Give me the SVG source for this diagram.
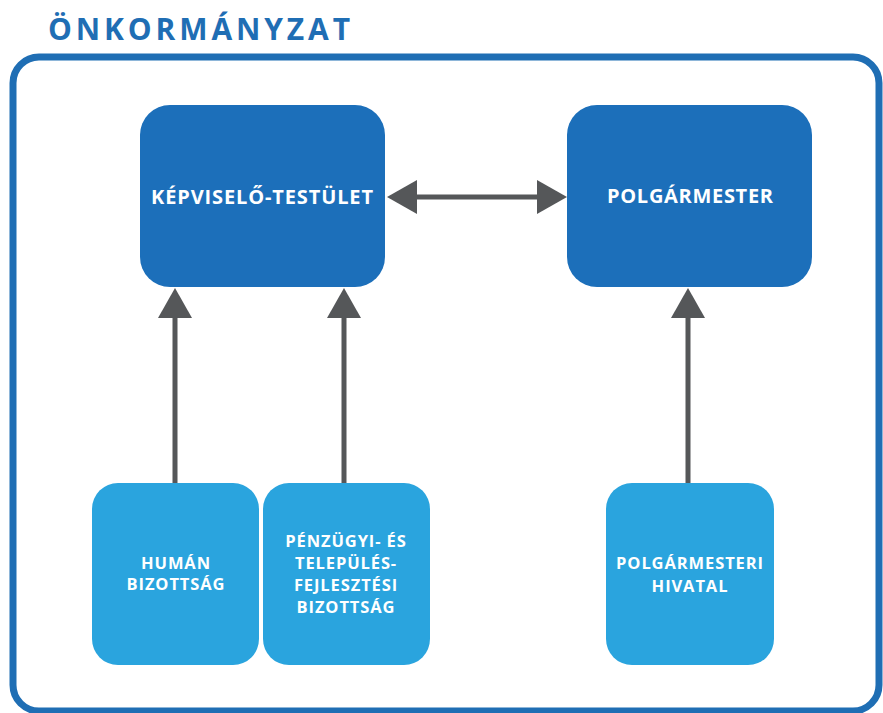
<svg xmlns="http://www.w3.org/2000/svg" width="883" height="713" viewBox="0 0 883 713">
<style>
.title{font-family:"Open Sans","Liberation Sans",sans-serif;font-weight:700;font-size:30px;fill:#1f6eb4}
.dark{fill:#1c6fba}
.light{fill:#2aa4de}
.lbl{font-family:"Open Sans","Liberation Sans",sans-serif;font-weight:700;fill:#ffffff;text-anchor:middle}
.big{font-size:20px}
.small{font-size:16.5px;letter-spacing:0.9px}
.conn{stroke:#555759;stroke-width:5;fill:none}
</style>
<defs>
<marker id="ah" viewBox="0 0 30 34" refX="2" refY="17" markerWidth="30" markerHeight="34" markerUnits="userSpaceOnUse" orient="auto-start-reverse">
<path d="M0,0 L30,17 L0,34 z" fill="#555759"/>
</marker>
</defs>
<rect width="883" height="713" fill="#ffffff"/>
<text class="title" x="48" y="40" textLength="302" lengthAdjust="spacing">ÖNKORMÁNYZAT</text>
<rect id="frame" x="13" y="57" width="866" height="654" rx="26" fill="none" stroke="#1f6eb4" stroke-width="7"/>
<g id="connectors">
<line class="conn" x1="415" y1="197" x2="539" y2="197" marker-start="url(#ah)" marker-end="url(#ah)"/>
<line class="conn" x1="175" y1="484" x2="175" y2="316" marker-end="url(#ah)"/>
<line class="conn" x1="344" y1="484" x2="344" y2="316" marker-end="url(#ah)"/>
<line class="conn" x1="688" y1="484" x2="688" y2="316" marker-end="url(#ah)"/>
</g>
<g id="kepviselo">
<rect class="dark" x="140" y="105" width="245" height="182" rx="30"/>
<text class="lbl big" x="262" y="204" textLength="222" lengthAdjust="spacing">KÉPVISELŐ-TESTÜLET</text>
</g>
<g id="polgarmester">
<rect class="dark" x="567" y="105" width="245" height="182" rx="30"/>
<text class="lbl big" x="690" y="203" textLength="166" lengthAdjust="spacing">POLGÁRMESTER</text>
</g>
<g id="human">
<rect class="light" x="92" y="483" width="167" height="182" rx="26"/>
<text class="lbl small" x="176" y="569">HUMÁN</text>
<text class="lbl small" x="176" y="590">BIZOTTSÁG</text>
</g>
<g id="penzugyi">
<rect class="light" x="263" y="483" width="167" height="182" rx="26"/>
<text class="lbl small" x="346" y="547">PÉNZÜGYI- ÉS</text>
<text class="lbl small" x="346" y="569">TELEPÜLÉS-</text>
<text class="lbl small" x="346" y="591">FEJLESZTÉSI</text>
<text class="lbl small" x="346" y="613">BIZOTTSÁG</text>
</g>
<g id="hivatal">
<rect class="light" x="606" y="483" width="168" height="182" rx="26"/>
<text class="lbl small" x="690" y="569">POLGÁRMESTERI</text>
<text class="lbl small" x="690" y="592">HIVATAL</text>
</g>
</svg>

::::

■ **Written instruction**:
Leave out the pictures and copy the rest of the material above exactly.

■ **Answer to this problem**:
Give me the SVG source for this diagram.
<svg xmlns="http://www.w3.org/2000/svg" width="883" height="713" viewBox="0 0 883 713">
<style>
.title{font-family:"Open Sans","Liberation Sans",sans-serif;font-weight:700;font-size:30px;fill:#1f6eb4}
.dark{fill:#1c6fba}
.light{fill:#2aa4de}
.lbl{font-family:"Open Sans","Liberation Sans",sans-serif;font-weight:700;fill:#ffffff;text-anchor:middle}
.big{font-size:20px}
.small{font-size:16.5px;letter-spacing:0.9px}
.conn{stroke:#555759;stroke-width:5;fill:none}
</style>
<defs>
<marker id="ah" viewBox="0 0 30 34" refX="2" refY="17" markerWidth="30" markerHeight="34" markerUnits="userSpaceOnUse" orient="auto-start-reverse">
<path d="M0,0 L30,17 L0,34 z" fill="#555759"/>
</marker>
</defs>
<rect width="883" height="713" fill="#ffffff"/>
<text class="title" x="48" y="40" textLength="302" lengthAdjust="spacing">ÖNKORMÁNYZAT</text>
<rect id="frame" x="13" y="57" width="866" height="654" rx="26" fill="none" stroke="#1f6eb4" stroke-width="7"/>
<g id="connectors">
<line class="conn" x1="415" y1="197" x2="539" y2="197" marker-start="url(#ah)" marker-end="url(#ah)"/>
<line class="conn" x1="175" y1="484" x2="175" y2="316" marker-end="url(#ah)"/>
<line class="conn" x1="344" y1="484" x2="344" y2="316" marker-end="url(#ah)"/>
<line class="conn" x1="688" y1="484" x2="688" y2="316" marker-end="url(#ah)"/>
</g>
<g id="kepviselo">
<rect class="dark" x="140" y="105" width="245" height="182" rx="30"/>
<text class="lbl big" x="262" y="204" textLength="222" lengthAdjust="spacing">KÉPVISELŐ-TESTÜLET</text>
</g>
<g id="polgarmester">
<rect class="dark" x="567" y="105" width="245" height="182" rx="30"/>
<text class="lbl big" x="690" y="203" textLength="166" lengthAdjust="spacing">POLGÁRMESTER</text>
</g>
<g id="human">
<rect class="light" x="92" y="483" width="167" height="182" rx="26"/>
<text class="lbl small" x="176" y="569">HUMÁN</text>
<text class="lbl small" x="176" y="590">BIZOTTSÁG</text>
</g>
<g id="penzugyi">
<rect class="light" x="263" y="483" width="167" height="182" rx="26"/>
<text class="lbl small" x="346" y="547">PÉNZÜGYI- ÉS</text>
<text class="lbl small" x="346" y="569">TELEPÜLÉS-</text>
<text class="lbl small" x="346" y="591">FEJLESZTÉSI</text>
<text class="lbl small" x="346" y="613">BIZOTTSÁG</text>
</g>
<g id="hivatal">
<rect class="light" x="606" y="483" width="168" height="182" rx="26"/>
<text class="lbl small" x="690" y="569">POLGÁRMESTERI</text>
<text class="lbl small" x="690" y="592">HIVATAL</text>
</g>
</svg>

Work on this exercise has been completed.